Hi Andreas,

> I read the comment to your changeset 3def821deb70, which says that Nat.pred 
> may show up in theorems generated by primcorec. This is fine, because the 
> destructor view for codatatypes goes well with discriminators and selectors 
> for datatypes. As I do not know where discriminators show up in theorems 
> generated by datatype_new, but my guess is that they only show up in theorems 
> that the old datatype package does not generate. Moreover, I expect that they 
> do not show up in anyhing generated by primrec. So where would it harm to 
> make them the official discriminators?

There's certainly no big harm in making them the official discriminators. My 
main fear is inconsistency: There are many theorems in Isabelle that have "xs 
~= []" as a premise.
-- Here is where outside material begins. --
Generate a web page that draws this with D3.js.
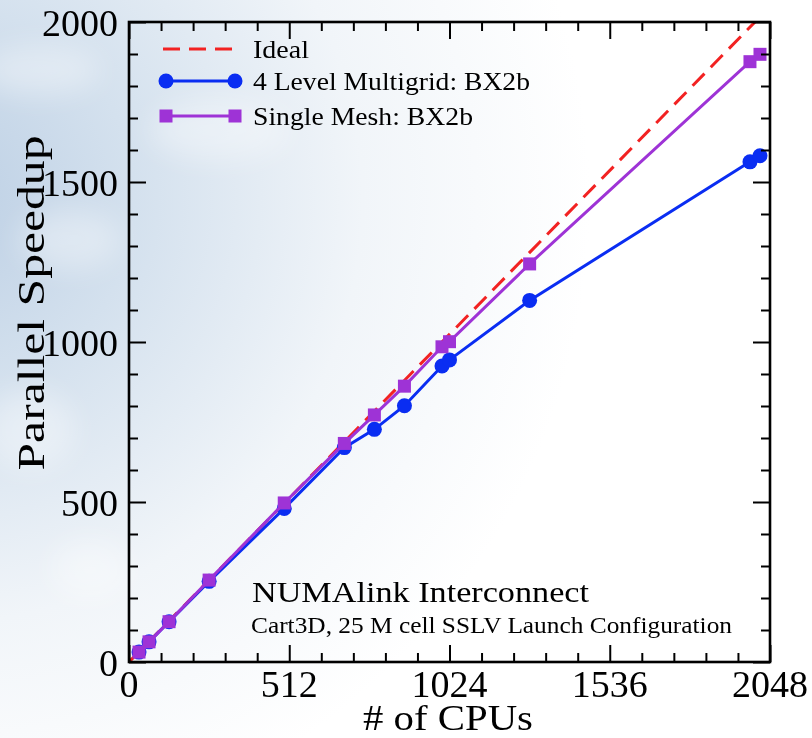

If we start generating some with "null xs" or "List.null 
xs", we end up with an unpleasing mixture, whose only "satisfactory" resolution 
is to have both versions of everything (cf. the duplication of "Suc" vs "+ 1" 
theorems).

Hence, until there is a wider concensus about the merits of "null" and 
"is_none", I am reluctant to go that way (but will not stop anybody who wants 
to change the statu quo).

For "pred", the situation is even worse: Ideally we would have "%x. x - 1" in 
there. Right now I'm just hiding the theorems and constants, but they might 
resurface e.g. in the constructor and destructor views generated from a code 
view of "primcorec". My ultimate goal is to have a more or less ad hoc setup 
that replaces "prec" by "- 1" and then make the theorems public. Hiding the 
theorems is an intermediate step toward this.